Stress in general, she adds, is unwelcome. Of course, she goes on, downmarkets like the one in 2008 also offer opportunity – to buy good stocks relatively cheaply.
What she enjoys about her work is interacting with people – all sorts of different people, with all sorts of challenges. “Every day is different.” And trying to help clients reach their goals – a prosperous retirement or sending their kids through college, whatever. Her husband, Andrew, by the way, works with his own father – in a paper business.
Any surprises she has found working with her father? “I was surprised how well we work together, how smoothly it went. Even though I’m a more cautious investor than he is – he’s more of a risk-taker. I started working for him in 2007, just before the crash, and he has a longer-term perspective.”

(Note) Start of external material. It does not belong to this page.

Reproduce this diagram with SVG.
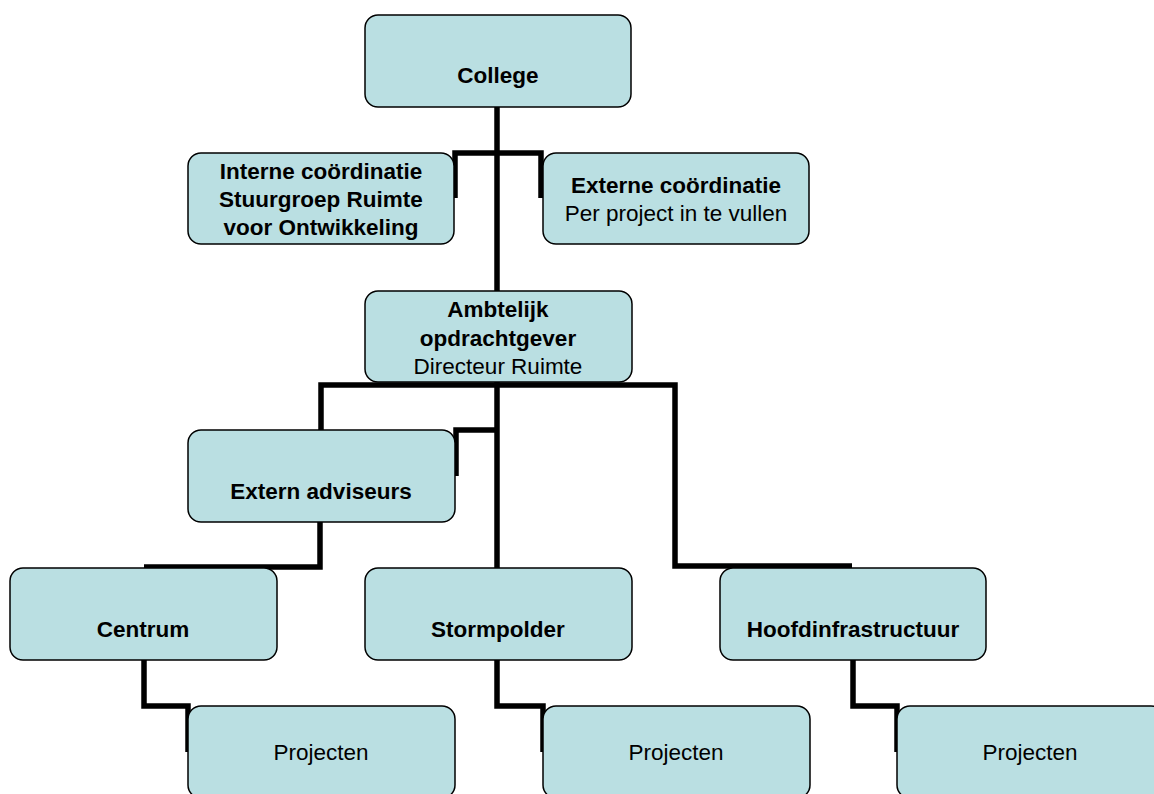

She herself is a Certified Financial Planner. Would she recommend that other would-be financial workers get a CFP certification? “Definitely. It was really difficult – it took me two years to complete – but it was worth it. ” Being a financial adviser these days is much more comprehensive, she explains, and you must consider things besides investments – like insurance, taxes, and estate planning.
Any other advice for young people entering the field? “Being on a team is important. A family team is great, but any team is good. People are there to give you backup. Coverage is important.” And if the team consists of family members – father and child, perhaps – clients feel a sense of continuity. Clients, she adds, also appreciate seeing a family working happily and well together.
One other thing. When she joined her father’s office five years ago, she was the only female financial adviser. The whole field remains male-dominated. And she gives her father credit for the fact that, when she was thinking what career to enter, he boldly suggested the financial field.